[WORK TO COMPLETE]:
Starting at the first line of the entries, extract each line up to and including the one that contains "va='center', fontsize=15.3, zorder=4)", but leave out the pictures.

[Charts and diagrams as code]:
-------------------------

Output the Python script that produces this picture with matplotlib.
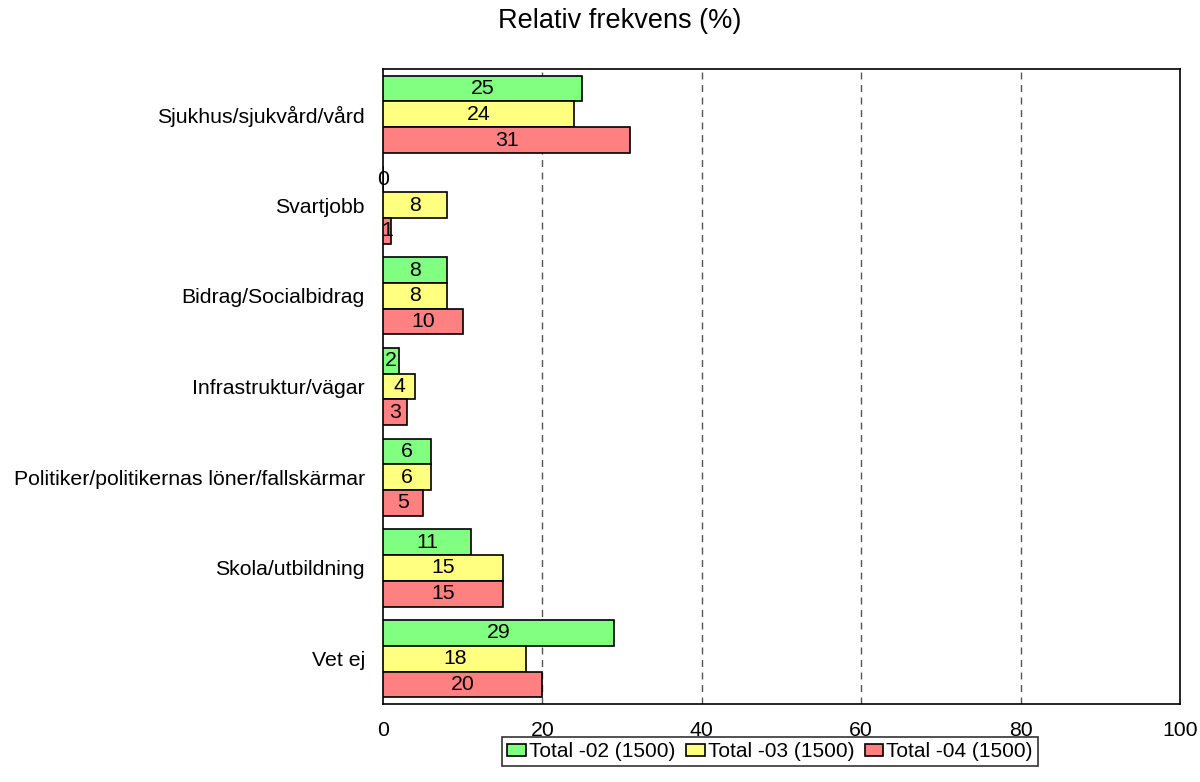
import matplotlib
matplotlib.use("Agg")
import matplotlib.pyplot as plt
import numpy as np

plt.rcParams['font.family'] = ['Liberation Sans', 'DejaVu Sans']

categories = ["Sjukhus/sjukvård/vård", "Svartjobb", "Bidrag/Socialbidrag",
              "Infrastruktur/vägar", "Politiker/politikernas löner/fallskärmar",
              "Skola/utbildning", "Vet ej"]
series_names = ["Total -02 (1500)", "Total -03 (1500)", "Total -04 (1500)"]
vals_02 = [25, 0, 8, 2, 6, 11, 29]
vals_03 = [24, 8, 8, 4, 6, 15, 18]
vals_04 = [31, 1, 10, 3, 5, 15, 20]
colors = ["#80FF80", "#FFFF80", "#FF8080"]
xticks = [0, 20, 40, 60, 80, 100]

fig = plt.figure(figsize=(12, 7.82), dpi=100)
ax = fig.add_axes([383/1200, 1-704/782, (1180-383)/1200, (704-69)/782])

n = len(categories)
ypos = np.arange(n)
h = 0.284
offsets = [-h, 0, h]
for vals, col, off, name in zip([vals_02, vals_03, vals_04], colors, offsets, series_names):
    ax.barh(ypos + off, vals, height=h, color=col, edgecolor='black',
            linewidth=1.2, label=name, zorder=3)
    for y, v in zip(ypos + off, vals):
        ax.text(v/2, y, str(v), ha='center', va='center', fontsize=15.3, zorder=4)

ax.set_xlim(0, 100)
ax.set_ylim(n - 0.5, -0.5)
ax.set_yticks(ypos)
ax.set_yticklabels(categories, fontsize=15.3)
ax.set_xticks(xticks)
ax.set_xticklabels([str(x) for x in xticks], fontsize=15.3)
ax.tick_params(axis='both', length=0)
ax.tick_params(axis='x', pad=12)
ax.tick_params(axis='y', pad=13)
for x in xticks[1:-1]:
    ax.axvline(x, color='#555555', linestyle=(0, (5, 4)), linewidth=1, zorder=1)
for s in ax.spines.values():
    s.set_linewidth(1.2)

fig.text(620/1200, 1-21/782, "Relativ frekvens (%)", ha='center', va='center', fontsize=19.5)

leg = fig.legend(loc='upper center', bbox_to_anchor=(770/1200, 1-737/782), ncol=3,
                 fontsize=15, frameon=True, fancybox=False, edgecolor='black',
                 handlelength=0.9, handleheight=0.55, handletextpad=0.15,
                 columnspacing=0.5, borderpad=0.25, borderaxespad=0)
leg.get_frame().set_linewidth(1.2)

fig.savefig("out.png", dpi=100)
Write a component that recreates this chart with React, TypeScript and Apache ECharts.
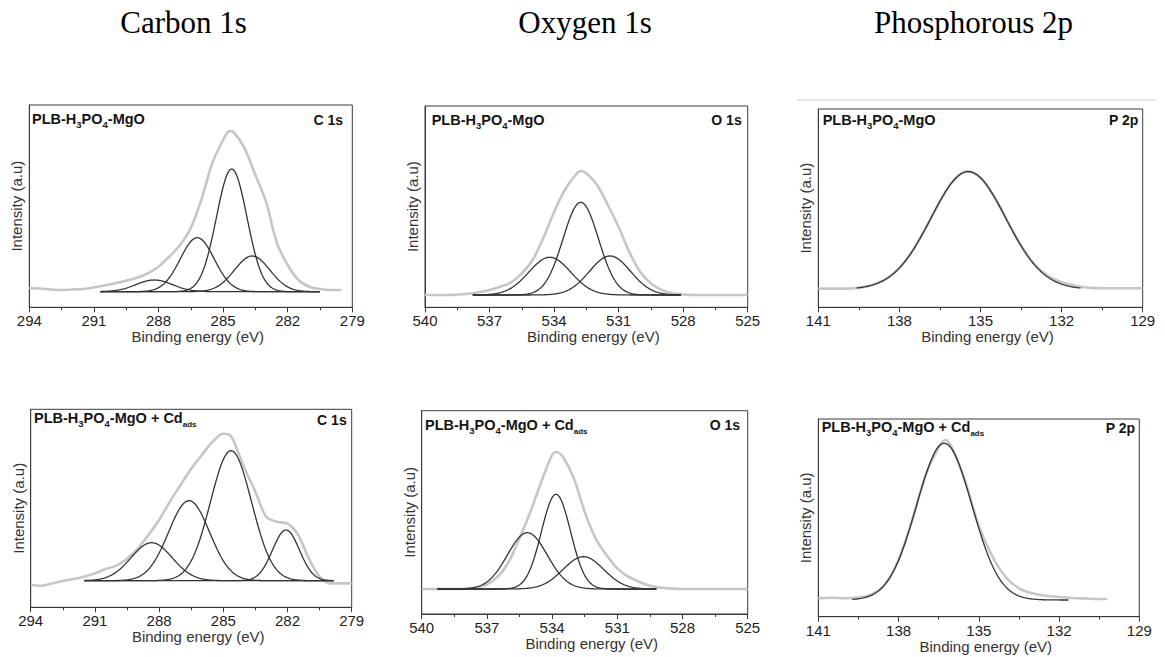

-------------------------

[RESULT]:
Output the Python script that produces this picture with matplotlib.
import matplotlib
matplotlib.use("Agg")
import matplotlib.pyplot as plt
import numpy as np

plt.rcParams['font.family'] = ['Liberation Sans', 'DejaVu Sans']

categories = ["Sjukhus/sjukvård/vård", "Svartjobb", "Bidrag/Socialbidrag",
              "Infrastruktur/vägar", "Politiker/politikernas löner/fallskärmar",
              "Skola/utbildning", "Vet ej"]
series_names = ["Total -02 (1500)", "Total -03 (1500)", "Total -04 (1500)"]
vals_02 = [25, 0, 8, 2, 6, 11, 29]
vals_03 = [24, 8, 8, 4, 6, 15, 18]
vals_04 = [31, 1, 10, 3, 5, 15, 20]
colors = ["#80FF80", "#FFFF80", "#FF8080"]
xticks = [0, 20, 40, 60, 80, 100]

fig = plt.figure(figsize=(12, 7.82), dpi=100)
ax = fig.add_axes([383/1200, 1-704/782, (1180-383)/1200, (704-69)/782])

n = len(categories)
ypos = np.arange(n)
h = 0.284
offsets = [-h, 0, h]
for vals, col, off, name in zip([vals_02, vals_03, vals_04], colors, offsets, series_names):
    ax.barh(ypos + off, vals, height=h, color=col, edgecolor='black',
            linewidth=1.2, label=name, zorder=3)
    for y, v in zip(ypos + off, vals):
        ax.text(v/2, y, str(v), ha='center', va='center', fontsize=15.3, zorder=4)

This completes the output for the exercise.